Of course the technically correct answer I'm not looking for is "because Apple optimized it better" :D, I'm looking more at the (obviously probably extrpolated/guessed) path they took to get there. For example perhaps the increased memory bandwidth contributed (ie $pc go brrrrt :P) but like... this is like the elephant in the room that Apple is basically The Best™ ARM shop in town right now, and I guess I'm trying to reason both about the engineering (how Apple got to where they are now) and the market reaction (how Apple and everyone else are going to go forward).




It’s described in detail at Anandtech [1][2]. It has mostly to do with the fact that Apple’s chips are so much larger in every way measurable. There’s no magic, just raw performance from comparably massively over engineered designs. At the time of its release their reorder buffer had 630 entries vs Intel’s 352 and AMD’s 256. The floating point units inside the cores could handle quadruple of Intel’s throughput per clock. Etc. Etc.

[1]: https://www.anandtech.com/show/16226/apple-silicon-m1-a14-de...

[2]: https://www.anandtech.com/show/16192/the-iphone-12-review/2


That IPC figure is a bit misleading because different designs clock differently, for example the Apple designs likely have shorter pipelines which uses cycles and power more efficiently but won't support higher clock speeds. I doubt an M1 could hit 7.8GHz no matter how much cooling you gave it, but the Intel design will never be as energy efficient. Apple has different manufacturing constraints because vertical integration likely lets them spend more on the dies, they are using better fabs, etc. Meanwhile they prioritize having very few variants in a way Intel doesn't (or from another standpoint can't because they need more SKUs to sell). The engineers who do this stuff are living in 100-dimensional tradeoff land though, unlike what popular tech rants tend to imply there are no free lunches.

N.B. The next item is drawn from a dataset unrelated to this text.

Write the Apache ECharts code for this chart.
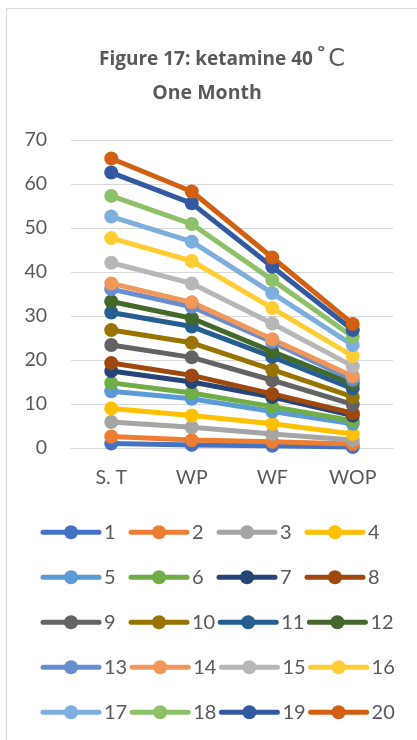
<!DOCTYPE html>
<html>
<head>
<meta charset="utf-8">
<script src="https://cdn.jsdelivr.net/npm/echarts@6/dist/echarts.min.js"></script>
<style>
  html, body { margin: 0; padding: 0; background: #fff; }
  #chart { width: 417px; height: 740px; }
</style>
</head>
<body>
<div id="chart"></div>
<script>
const categories = ['S. T', 'WP', 'WF', 'WOP']
const yTicks = [0, 10, 20, 30, 40, 50, 60, 70]

const seriesNames = ['1', '2', '3', '4', '5', '6', '7', '8', '9', '10',
  '11', '12', '13', '14', '15', '16', '17', '18', '19', '20']

const colors = ['#4472C4', '#ED7D31', '#A5A5A5', '#FFC000', '#5B9BD5', '#70AD47',
  '#264478', '#9E480E', '#636363', '#997300', '#255E91', '#43682B',
  '#698ED0', '#F1975A', '#B7B7B7', '#FFCD33', '#7CAFDD', '#8CC168',
  '#335AA1', '#D26012']

// one row per series: S. T, WP, WF, WOP
const values = [
  [1.0, 0.7, 0.5, 0.2],
  [2.6, 1.8, 1.4, 0.9],
  [5.9, 4.7, 3.2, 1.8],
  [9.0, 7.4, 5.5, 3.2],
  [12.9, 11.2, 8.3, 5.5],
  [14.8, 12.5, 9.4, 6.2],
  [17.5, 15.0, 11.6, 7.4],
  [19.3, 16.5, 12.3, 7.9],
  [23.4, 20.6, 15.4, 9.9],
  [26.8, 23.9, 17.8, 11.6],
  [30.8, 27.6, 20.7, 13.5],
  [33.3, 29.5, 21.9, 14.6],
  [36.1, 32.1, 24.1, 15.5],
  [37.4, 33.1, 24.7, 16.3],
  [42.1, 37.4, 28.3, 18.6],
  [47.7, 42.5, 31.8, 20.9],
  [52.6, 46.9, 35.2, 23.4],
  [57.3, 50.9, 38.2, 25.3],
  [62.6, 55.6, 41.2, 26.8],
  [65.8, 58.3, 43.3, 28.2],
]

const textColor = '#595959'
const font = 'Lato'
const titleFont = 'Open Sans'

const chart = echarts.init(document.getElementById('chart'))

chart.setOption({
  animation: false,
  color: colors,
  graphic: [
    {
      type: 'rect',
      shape: { x: 6.5, y: 8.5, width: 600, height: 900 },
      style: { fill: 'none', stroke: '#D9D9D9', lineWidth: 1.2 },
      silent: true,
    },
    {
      type: 'text',
      x: 99,
      y: 60,
      style: {
        text: '{b|Figure 17: ketamine 40}{d|˚}{c|C}',
        align: 'left',
        verticalAlign: 'middle',
        rich: {
          b: { fontFamily: titleFont, fontWeight: 'bold', fontSize: 19, fill: textColor },
          d: { fontFamily: 'Noto Sans', fontWeight: 'normal', fontSize: 28, fill: textColor, padding: [0, 3, 0, 4] },
          c: { fontFamily: 'DejaVu Sans', fontWeight: 'normal', fontSize: 24, fill: textColor },
        },
      },
    },
    {
      type: 'text',
      x: 207,
      y: 93,
      style: {
        text: 'One Month',
        align: 'center',
        verticalAlign: 'middle',
        fontFamily: titleFont,
        fontWeight: 'bold',
        fontSize: 19.5,
        fill: textColor,
      },
    },
  ],
  grid: { left: 71, right: 24, top: 140, bottom: 292 },
  xAxis: {
    type: 'category',
    data: categories,
    boundaryGap: true,
    axisLine: { show: true, lineStyle: { color: '#D9D9D9', width: 1 } },
    axisTick: { show: false },
    axisLabel: { color: textColor, fontFamily: font, fontSize: 19.5, margin: 20 },
  },
  yAxis: {
    type: 'value',
    min: yTicks[0],
    max: yTicks[yTicks.length - 1],
    interval: 10,
    axisLine: { show: false },
    axisTick: { show: false },
    splitLine: { lineStyle: { color: '#D9D9D9', width: 1 } },
    axisLabel: { color: textColor, fontFamily: font, fontSize: 19.5, margin: 24 },
  },
  legend: {
    data: seriesNames,
    left: 40.5,
    top: 511,
    width: 380,
    padding: 0,
    itemGap: 2.5,
    itemWidth: 56,
    itemHeight: 17.5,
    lineStyle: { width: 5 },
    textStyle: {
      color: textColor,
      fontFamily: font,
      fontSize: 20,
      width: 22,
      lineHeight: 42.5,
    },
  },
  series: seriesNames.map((name, i) => ({
    name,
    type: 'line',
    data: values[i],
    symbol: 'circle',
    symbolSize: 14,
    lineStyle: { width: 5, color: colors[i], cap: 'round', join: 'round' },
    itemStyle: { color: colors[i] },
  })),
})
</script>
</body>
</html>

At a higher level it is just hard to do designs at this complexity so the dominating factor is budget divided by how many different products the team needs to make. Intel is the outlier, they managed to sabotage their own dominant position, but across the rest of the CPU world this holds true.


At very least Apple have the process budget and dollar budget to have really expensive DRAM, huge caches, and huge pipeline/big buffers (big ROB etc.)